Read the records and gather each line that includes "this".
+ + + +
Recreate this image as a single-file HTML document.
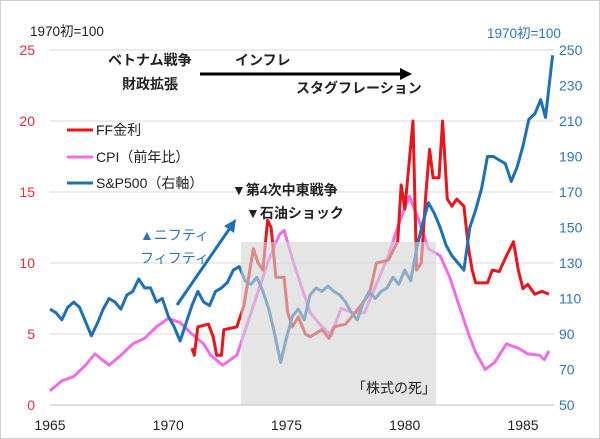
<!DOCTYPE html>
<html><head><meta charset="utf-8"><style>
html,body{margin:0;padding:0;background:#fff}
svg{display:block;font-family:"Liberation Sans","Noto Sans CJK JP",sans-serif}
</style></head><body>
<svg id="chart" width="600" height="439" viewBox="0 0 600 439">
<rect x="0.5" y="0.5" width="599" height="438" fill="#fff" stroke="#d0d0d0"/>
<g id="grid"></g>
<g id="series"></g>
<rect x="241" y="242" width="195" height="163" fill="#d4d4d4" opacity="0.6"/>
<g id="axes"></g>
<g font-size="14" fill="#222">
<text x="30" y="36" font-size="13.5">1970初=100</text>
<text x="487" y="38" font-size="13.5" fill="#2e75b6">1970初=100</text>
<text x="108" y="65" font-weight="bold">ベトナム戦争</text>
<text x="122" y="89" font-weight="bold">財政拡張</text>
<text x="235" y="65" font-weight="bold">インフレ</text>
<text x="296" y="93" font-weight="bold">スタグフレーション</text>
<text x="232" y="195" font-weight="bold">▼第4次中東戦争</text>
<text x="246" y="218" font-weight="bold">▼石油ショック</text>
<text x="140" y="240" fill="#2e75b6">▲ニフティ</text>
<text x="140" y="263" fill="#2e75b6">フィフティ</text>
<text x="352" y="393">「株式の死」</text>
</g>
<line x1="200" y1="74" x2="402" y2="74" stroke="#000" stroke-width="3"/>
<polygon points="400,68 412,74 400,80" fill="#000"/>
<line x1="177" y1="305" x2="230" y2="228" stroke="#1f6fb5" stroke-width="3"/>
<polygon points="224,226 236,219 234,233" fill="#1f6fb5"/>
<g font-size="14" fill="#222">
<line x1="67" y1="130" x2="93" y2="130" stroke="#e8161c" stroke-width="3"/>
<text x="96" y="135">FF金利</text>
<line x1="67" y1="157" x2="93" y2="157" stroke="#ee6ee8" stroke-width="3"/>
<text x="96" y="162">CPI（前年比）</text>
<line x1="67" y1="183" x2="93" y2="183" stroke="#1f6fb5" stroke-width="3"/>
<text x="96" y="188">S&amp;P500（右軸）</text>
</g>
</svg>
<script>
const xTicks=[1965,1970,1975,1980,1985];
const leftTicks=[0,5,10,15,20,25];
const rightTicks=[50,70,90,110,130,150,170,190,210,230,250];
const spYears=[1965,1965.25,1965.5,1965.75,1966,1966.25,1966.5,1966.75,1967,1967.25,1967.5,1967.75,1968,1968.25,1968.5,1968.75,1969,1969.25,1969.5,1969.75,1970,1970.25,1970.5,1970.75,1971,1971.25,1971.5,1971.75,1972,1972.25,1972.5,1972.75,1973,1973.25,1973.5,1973.75,1974,1974.25,1974.5,1974.75,1975,1975.25,1975.5,1975.75,1976,1976.25,1976.5,1976.75,1977,1977.25,1977.5,1977.75,1978,1978.25,1978.5,1978.75,1979,1979.25,1979.5,1979.75,1980,1980.25,1980.5,1980.75,1981,1981.25,1981.5,1981.75,1982,1982.25,1982.5,1982.75,1983,1983.25,1983.5,1983.75,1984,1984.25,1984.5,1984.75,1985,1985.25,1985.5,1985.75,1985.95,1986.25];
const spValues=[104,102,98,105,108,105,97,89,96,104,110,108,104,112,114,121,116,116,108,110,100,94,86,96,106,114,108,106,114,116,119,126,128,120,118,122,114,104,90,74,88,100,104,98,112,116,114,117,114,112,108,102,98,108,114,110,114,116,122,118,126,120,138,152,164,158,150,140,134,130,126,150,160,172,190,190,188,186,176,184,196,211,214,222,212,247];
const ffYears=[1971,1971.1,1971.25,1971.7,1971.9,1972.05,1972.25,1972.35,1972.9,1973.2,1973.5,1973.6,1973.8,1974,1974.2,1974.35,1974.55,1974.9,1975.05,1975.25,1975.5,1975.8,1976,1976.5,1976.8,1977,1977.5,1978,1978.5,1978.8,1979.3,1979.7,1979.85,1980,1980.1,1980.35,1980.5,1980.7,1980.9,1981.05,1981.2,1981.45,1981.6,1981.8,1982,1982.2,1982.5,1982.7,1982.85,1983,1983.5,1983.7,1984,1984.3,1984.6,1984.8,1985,1985.2,1985.5,1985.8,1986.1];
const ffValues=[4,3.5,5.5,5.7,4.8,3.5,3.5,5.3,5.5,7,10,11,10,9.5,13,12.5,9,9,6.5,5.5,6.2,5,4.8,5.3,4.7,5.5,5.7,6.7,7.8,10,10.2,11.5,15.5,13.8,15.5,20,9.5,10,15,18,16,16,20,14.5,14,14.5,14,11,9.5,8.6,8.6,9.5,9.4,10.5,11.5,9.5,8.2,8.5,7.8,8,7.8];
const cpiYears=[1965,1965.5,1966,1966.5,1966.9,1967.5,1968,1968.5,1969,1969.5,1970,1970.5,1971,1971.5,1971.8,1972.3,1972.9,1973.3,1973.7,1974.2,1974.7,1974.9,1975.3,1975.6,1976,1976.5,1976.9,1977.3,1977.8,1978.3,1978.8,1979.3,1979.8,1980.2,1980.6,1981,1981.5,1981.9,1982.3,1982.7,1983,1983.4,1983.8,1984.3,1984.8,1985.2,1985.7,1985.9,1986.1];
const cpiValues=[1,1.7,2,2.8,3.6,2.8,3.5,4.3,4.7,5.5,6.1,5.8,5,4.3,3.5,2.8,3.5,5.5,7.5,10,12,12.3,10,8.5,6.5,5.5,4.9,6.8,6.5,6.5,8.5,10.5,13,14.7,13,11,10.5,9,7,5,3.7,2.5,3,4.3,4,3.6,3.5,3.2,3.8];
const NS='http://www.w3.org/2000/svg';
function xs(y){return 50+(y-1965)*23.65;}
function yl(v){return 405-v*14.2;}
function yr(v){return 405-(v-50)*1.775;}
const grid=document.getElementById('grid'),axes=document.getElementById('axes'),ser=document.getElementById('series');
leftTicks.forEach((t,i)=>{
 const l=document.createElementNS(NS,'line');
 l.setAttribute('x1',50);l.setAttribute('x2',554);l.setAttribute('y1',yl(t));l.setAttribute('y2',yl(t));
 l.setAttribute('stroke',i===0?'#bdbdbd':'#d9d9d9');
 
 
 grid.appendChild(l);
 const tx=document.createElementNS(NS,'text');
 tx.setAttribute('x',35);tx.setAttribute('y',yl(t)+5);tx.setAttribute('text-anchor','end');
 tx.setAttribute('font-size','14');tx.setAttribute('fill','#e0303a');tx.textContent=t;
 
 
 axes.appendChild(tx);
});
rightTicks.forEach(t=>{
 const tx=document.createElementNS(NS,'text');
 tx.setAttribute('x',559);tx.setAttribute('y',yr(t)+5);
 tx.setAttribute('font-size','14');tx.setAttribute('fill','#2e75b6');tx.textContent=t;
 
 
 axes.appendChild(tx);
});
xTicks.forEach(t=>{
 const tx=document.createElementNS(NS,'text');
 tx.setAttribute('x',xs(t));tx.setAttribute('y',430);tx.setAttribute('text-anchor','middle');
 tx.setAttribute('font-size','14');tx.setAttribute('fill','#222');tx.textContent=t;
 
 
 axes.appendChild(tx);
});
function line(xsA,vals,fy,color,name){
 const p=document.createElementNS(NS,'polyline');
 p.setAttribute('points',xsA.map((x,i)=>xs(x).toFixed(1)+','+fy(vals[i]).toFixed(1)).join(' '));
 p.setAttribute('fill','none');p.setAttribute('stroke',color);p.setAttribute('stroke-width','3');
 p.setAttribute('stroke-linejoin','round');
 
 
 ser.appendChild(p);
}
line(cpiYears,cpiValues,yl,'#ee6ee8','cpi-line');
line(ffYears,ffValues,yl,'#e8161c','ff-rate-line');
line(spYears,spValues,yr,'#1f6fb5','sp500-line');
</script>
</body></html>
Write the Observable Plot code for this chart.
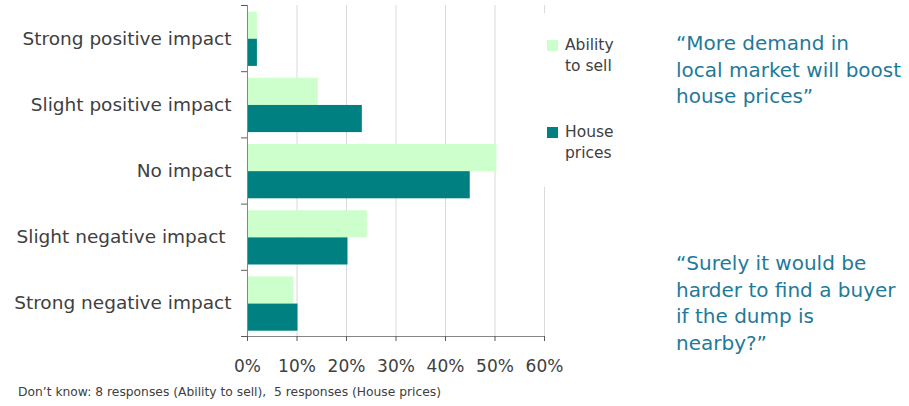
<!DOCTYPE html>
<html><head><meta charset="utf-8">
<script src="https://cdn.jsdelivr.net/npm/d3@7"></script>
<script src="https://cdn.jsdelivr.net/npm/@observablehq/plot@0.6"></script>
<style>
body{margin:0;background:#fff;font-family:"DejaVu Sans",sans-serif;}
#wrap{position:relative;width:909px;height:406px;overflow:hidden;}
#chart{position:absolute;left:0;top:0;}
#legend{position:absolute;left:540px;top:13px;width:82px;height:174px;background:#fff;}
.lg{position:absolute;left:7px;display:flex;align-items:flex-start;color:#404040;font-size:15.5px;line-height:21px;}
.sw{width:11px;height:11px;margin-right:7px;margin-top:5px;flex:none;}
.quote{position:absolute;left:676px;color:#1f7a9a;font-size:20px;line-height:26.5px;white-space:pre;}
#footer{position:absolute;left:18px;top:385px;font-size:12.3px;color:#404040;white-space:pre;}
</style></head>
<body><div id="wrap"><div id="chart"></div><div id="legend"></div>
<div class="quote" id="q1" style="top:30px"></div>
<div class="quote" id="q2" style="top:250px"></div>
<div id="footer"></div></div>
<script>
const categories = ["Strong positive impact","Slight positive impact","No impact","Slight negative impact\u00a0","Strong negative impact"];
const series = ["Ability to sell","House prices"];
const seriesLabels = ["Ability\nto sell","House\nprices"];
const abilityToSell = [0.02,0.143,0.504,0.242,0.094];
const housePrices = [0.02,0.232,0.45,0.203,0.102];
const xTicks = [0,0.1,0.2,0.3,0.4,0.5,0.6];
const colors = ["#ccffcc","#008080"];
const quote1 = "\u201cMore demand in\nlocal market will boost\nhouse prices\u201d";
const quote2 = "\u201cSurely it would be\nharder to find a buyer\nif the dump is\nnearby?\u201d";
const footer = "Don\u2019t know: 8 responses (Ability to sell),  5 responses (House prices)";

const rows = categories.flatMap((c,i)=>[
  {category:c, i, s:0, series:series[0], value:abilityToSell[i]},
  {category:c, i, s:1, series:series[1], value:housePrices[i]}
]);
const gapTop = 0.1, barH = 0.41;

const plot = Plot.plot({
  width:909, height:380,
  marginLeft:247, marginRight:365, marginTop:5, marginBottom:44,
  style:{fontFamily:"DejaVu Sans, sans-serif", color:"#404040", background:"transparent"},
  x:{domain:[0,0.6], axis:null},
  y:{domain:[0,categories.length], reverse:true, axis:null},
  color:{domain:series, range:colors},
  marks:[
    Plot.gridX(xTicks.slice(1), {stroke:"#d9d9d9", strokeOpacity:1}),
    Plot.rectX(rows, {x1:0, x2:"value", y1:d=>d.i+gapTop+d.s*barH, y2:d=>d.i+gapTop+(d.s+1)*barH, fill:"series"}),
    Plot.ruleX([0], {stroke:"#868686"}),
    Plot.ruleY([categories.length], {stroke:"#868686"}),
    Plot.ruleY(d3.range(categories.length+1), {x1:-0.012, x2:0, stroke:"#595959"}),
    Plot.axisX({ticks:xTicks, tickFormat:d3.format(".0%"), tickSize:5, tickPadding:18, fontSize:17, stroke:"#595959", label:null}),
    Plot.text(categories, {x:0, y:(d,i)=>i+0.5, text:d=>d, textAnchor:"end", dx:-16, fontSize:18.5, fill:"#404040"})
  ]
});
document.getElementById("chart").appendChild(plot);

const lg = document.getElementById("legend");
series.forEach((s,k)=>{
  const d = document.createElement("div");
  d.className="lg"; d.style.top = (k===0?22:109)+"px";
  const sw = document.createElement("div"); sw.className="sw"; sw.style.background = colors[k];
  const t = document.createElement("div"); t.style.whiteSpace="pre"; t.textContent = seriesLabels[k];
  d.appendChild(sw); d.appendChild(t); lg.appendChild(d);
});
document.getElementById("q1").textContent = quote1;
document.getElementById("q2").textContent = quote2;
document.getElementById("footer").textContent = footer;
</script></body></html>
+ + + +
TASK RESPONSE.
Recreate this image as a single-file HTML document.
Write the Observable Plot code for this chart.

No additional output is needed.